Keeping the Web Simple

First impressions are important. Jamie Baird talks about making your site visitors' experience a pleasant one.

Jamie Baird

Patience is a virtue, right? Good things come to those who wait. Those are adages my mother instilled in me growing up. Now that I’ve had my fair share of life experiences, I’m here to tell Mom she wasn’t 100% right.

First Impressions are Important

Before I send Mom a hand-written apology, let me explain. Patience and perseverance are key attributes to being successful in life; however, apply this logic to your ability to access information on the web, and you can be assured that your site will underperform. Not only that, an unintuitive or bogged down workflow could actually turn a user’s perception of your product or service from neutral to unwaveringly negative simply by causing a frustrating experience with your site’s layout and workflow. 

User Experience Obstacles

I’m willing to bet just about everyone reading this has experienced some variation of these hurdles when trying to cue up a site from their mobile device:

  • Why is this taking so long? The site is taking FOREVER to load. Guess I’ll just wait because this is important, and it seems to be the only relevant information on the subject I could find.
  • Ok, now the site has loaded. I’m invested now. That took forever. Why isn’t the site mobile friendly?? Apparently, I have to pinch and zoom on the tiny navigation hunting for what could be the right section.
  • This navigation isn’t well organized. Why are there two navigation items that are essentially the same thing? Guess I’ll try this one first.
  • Whelp, didn’t even get to view the sub-navigation, as an ill-timed (or perfectly timed click bait) pop up ad got me and took me away from the site altogether. Let me just close this new window and get back on track.
  • Ok, I’ve clicked on the navigation and found what appears to be something close to what I’m looking for. I click on that and another menu flies out. Unbelievable. I’ve spent way too much time to quit now. This has to be it.
  • My finger was too large to click the right link, so now I’m on the wrong page. Wait, all of these sections are actually just one page. Why did they break them all up in the menu, then?!?
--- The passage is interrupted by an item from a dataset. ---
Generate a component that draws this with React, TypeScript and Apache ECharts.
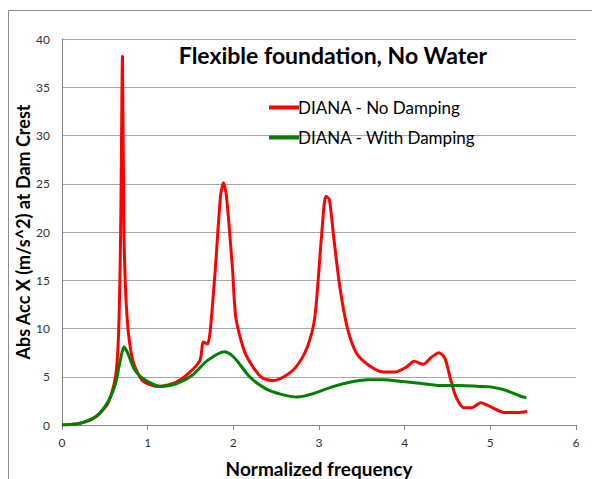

I could go on, but this scenario is cringeworthy enough without the content found being:

  1. not applicable
  2. member’s only content (they didn’t tell me it was member’s only)
  3. a broken page.

The most frustrating part of this is that none of these hurdles are difficult to address. These are all seemingly basic needs every website should always address, but so often we find ourselves in situations where we give up or wonder aimlessly through irrelevant information to get to what we need.

The Keep It Simple Rule

Building a website isn’t always easy, and a vast array of decisions must be made at every juncture to optimize the look, function, workflow and user journey, all to coerce engagement. Those decisions can and do become overwhelming. At the heart of all those processes and choices, always remember that users pine for a simple experience. Period. Give them what they want, when they want it and make it easy for them to access. If that principle remains a goal throughout your developmental processes, you’ll be setting yourself up for success every time.